Creating an impactful online experience demands in-depth knowledge of your audience. In this article, I reflect on the four key audience research methods we use to shape and optimise digital products and campaigns.
What do you want to achieve?
When you’re shaping a new digital experience, you need to be really clear on the objective. It’s only natural to want everything: from increased awareness and lead generation to a higher conversion rate and greater loyalty. But when there’s a limit to the time and budget, there’s a need to focus.
Once you’ve prioritised what you want to achieve, it then becomes a matter of matching your goals with empathy for what that means to your user or customer. What’s in it for them?
When people are more savvy, flighty, cynical and distracted than ever before, your value proposition needs to speak to them in their language. For this, we need data and insight.
Getting the right data
Quantitative research gives you data you can measure. It is invaluable when you need to assess performance, identify potential problems and opportunities, or test hypotheses and alternative designs. It is fundamental to being able to optimise digital experiences.
Interpreting that data in the right way can sometimes be a challenge though, and if you’re creating a new experience from scratch, reliable data to inform decisions simply might not be available.
When you need to tap into emotions and tell an engaging story that prompts a reaction, you’ll often need more than just numbers and graphs.
To truly understand your audience, you need to be having conversations that build an understanding of their needs and motivations. It’s also important to observe actual behaviour because people do not always do as they say.
This qualitative investigation allows you to explore, deviating from scripts and convention to gain insights you may not have otherwise found.
Finding balance
With so many different research methods, choosing the right approach can become overwhelming. To keep things simple, we’ve created this quadrant to summarise the four key methods (beyond desk research) that we like to use at Yoyo to help us build a clear picture of the audience we are trying to target.
This helps us position the value of core research methods. It is purposefully simplified. Surveys can provide great qualitative data, but if that’s your main goal then interviews or a focus group are likely to be more insightful since you can explore and dig deeper with the questions. Remote user testing can provide quantitative insight – but we find most value when you have the opportunity to observe individual users. You can understand why they are behaving in certain ways by encouraging them to talk through their thought process – something you don’t get if you’re just looking at task completion rates. After all, a very well referenced and long-standing research study identified that you only need to run tests with 5 users to uncover 85% of usability issues.
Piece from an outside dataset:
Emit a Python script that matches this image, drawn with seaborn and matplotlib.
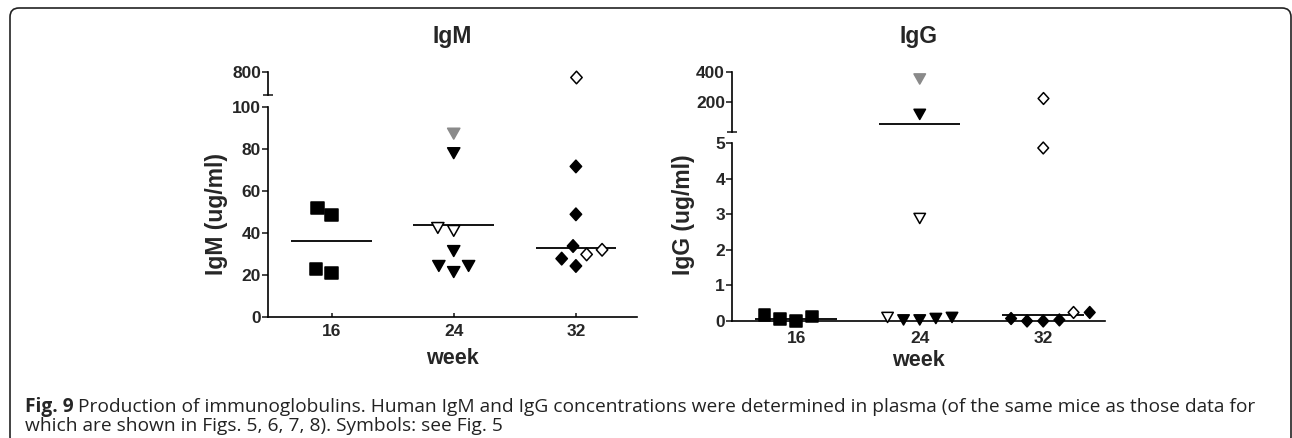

To be truly user-centric and ensure that you are not overly prone to bias or subjectivity, you need to be regularly gathering insight from all four of these methods. An e-commerce site, for example, should incorporate post-purchase surveys and regular reviews of analytics and sales data; complemented by a schedule of periodic interviews and user testing to enable continued optimisation.
Starting from scratch
If you are building something new, you may not have anything relevant to gain behavioural data from. It is crucial to get behavioural insight as soon as possible to understand if you’re on the right track. This is why we favour getting a design prototype or minimum viable product (MVP) into the hands of users as quickly as possible so you are able to begin testing, learning and refining.
It’s the approach we took with Marie Curie in our recent Memory Cloud project. We initially used interviews and desk research to understand how people grieve and how we could create a digital product to help them in the grieving process. We then scoped our ideas down to the real core functionality that resonated most with the target audience This MVP enables them to create an online tribute page for a lost loved one. It’s not an MVP in the traditional sense of bare-bones functionality and limited design, because the insight showed us that when you’re creating a tribute to someone who has died, you want it to feel special.
This MVP enables Marie Curie to test the assumptions we formed, understand how people actually use it and ask what else they’d like to see.
Whatever method you’re following, you need to establish very clear research questions that you’re seeking to answer.
Here are a few examples for each of the four main areas:
Surveys: Set of questions to a larger subset of users
Interviews and focus groups: Focused conversations to build a detailed understanding
Analytics review: Review of website analytics (e.g. Google Analytics and Hotjar) and sales & marketing data
User testing: Testing the functionality of a website or product by observing users’ attempts to complete tasks on it
Maximum impact
The ideal scenario is a regular flow of data and insights from each of these 4 areas to help inform your decision making, ensuring the digital experience you are offering to your audience has maximum impact for your business.
How do you understand your audience? Do you agree with the four key areas we’ve identified? Are some methods more important or effective than others?